For many of us, Autumn is steadily arriving and the summer holiday period has drawn to a close. Every night’s a school night – or so it can seem mid-week – and as those nights draw in we tend to experience affective changes, our light-enhanced summer selves bedding down into the slower, potentially cosier experience of autumn and winter. While for some, seasonal affective disorder can be a real problem, though it is often treatable, the lengthening nights bring changes for all of us, which can be made to work to our advantage.
Follow your feelings
Your number one guide to the kinds of lovemaking that are going to be great for you is simply the way you feel as the seasons change around you and your body changes with them. How do you imagine making love now? Perhaps the feeling is differently intense from your summertime lovemaking. You might imagine deeper and richer colours surrounding you or different senses being especially awoken, such as those touched by fireside warmth. You might imagine a different pace to your lovemaking or a mood which is perhaps more to do with cuddles and physical bonding. Whatever the pictures are, they can be your guide to how you would like to be with your partner.
On the town
When it comes to romancing your partner, the darker evenings can create the ideal spaces in which you and your partner can treat yourselves to a little razzle-dazzle. In many ways, cities are winter places. It’s when the nights draw in and the city lights shine that they can best become a romantic backdrop – as we go with our partner to restaurants, bars, live performance venues, parties or the cinema.
If meeting your partner at home after work each day makes you feel as if life’s closing in on you, vary the scene and by doing so bring greater variety into your experience of your relationship. It can be invigorating to have the buzz of other people around when we’re with our partner – and it can make the time alone feel more precious.
Bring the love indoors
Our immediate surroundings play a hugely important role in determining whether we are in the mood for lovemaking. Your idea of perfection may be that villa on the edge of a sparkling sea, but for most of us that’s not going to happen so often. What we can do is create a sensual indoors space, which we design to be, well, sexy.
The bedroom’s the obvious candidate for many of us. The colours, pictures, scents and textures we place here can work together to put us in the mood for making love and, more generally, to comfort and protect us, as a sanctuary from our technologically driven, urban lives. You and your partner might favour a minimalist, clutter-free space or might wish to be surrounded by inspirational artefacts – there’s no one ready-made design for a room for love and the only ‘rule’ is that you banish to a different room any turn-offs.
While sunlight, fresh air and relaxation tend naturally to boost the libido during the summer holiday period, these natural stimulants are often in short supply over the autumn and winter months.
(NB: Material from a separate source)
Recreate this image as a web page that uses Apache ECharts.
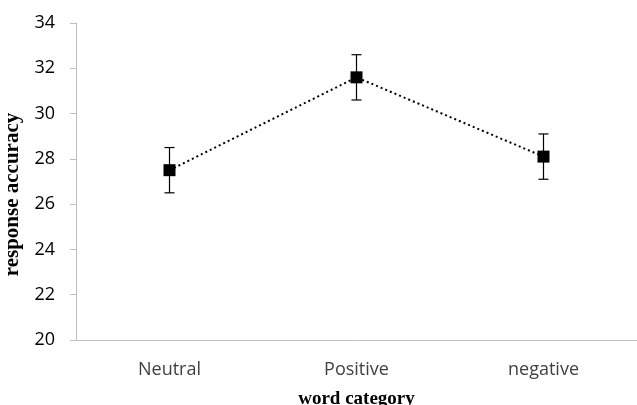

For general well-being as well as for the sake of your sex drive, it becomes important to take steps to compensate.
With a healthy diet, vitamin supplements are not usually necessary, but you might find a one-a-day pill helps you, particularly if your diet tends to drift away from the fruit ‘n’ veg end of the spectrum during these months. If light-deprivation is a real issue for you, you might consider light treatments or consult a doctor to address hormonal and neurotransmitter imbalances and deficiencies – seasonal affective disorder has been associated with low levels of serotonin and melatonin, for example, which can be raised through medication.
In terms of exercise, it may be that for you a half hour in the gym is the perfect antidote to the pressures of your work day and to that claustrophobic feeling that you’re leaving for work and returning home in darkness. If, however, a visit to the gym isn’t your idea of a good time, then a brisk, twenty minute walk can be all that’s required to de-stress and work the body enough to feel healthy.
If for you this is a time for more lingering lovemaking, use the long evenings to explore new sex play techniques with your partner, perhaps moving between lovingly sensual cuddles and caresses and more erotically charged stimulation. Now can be the perfect time to refine your oral sex skills – and to get out that massage book. You might focus on intimacy and sensuality rather than urgency, allowing the real passion gradually to build at its own pace. You can take time to lose yourselves again in each other’s physical presence. Both lingering touch and, importantly, kissing release the bonding hormone oxytocin – as does orgasm. Use these cocooning autumn months to feel really secure and confident in your relationship.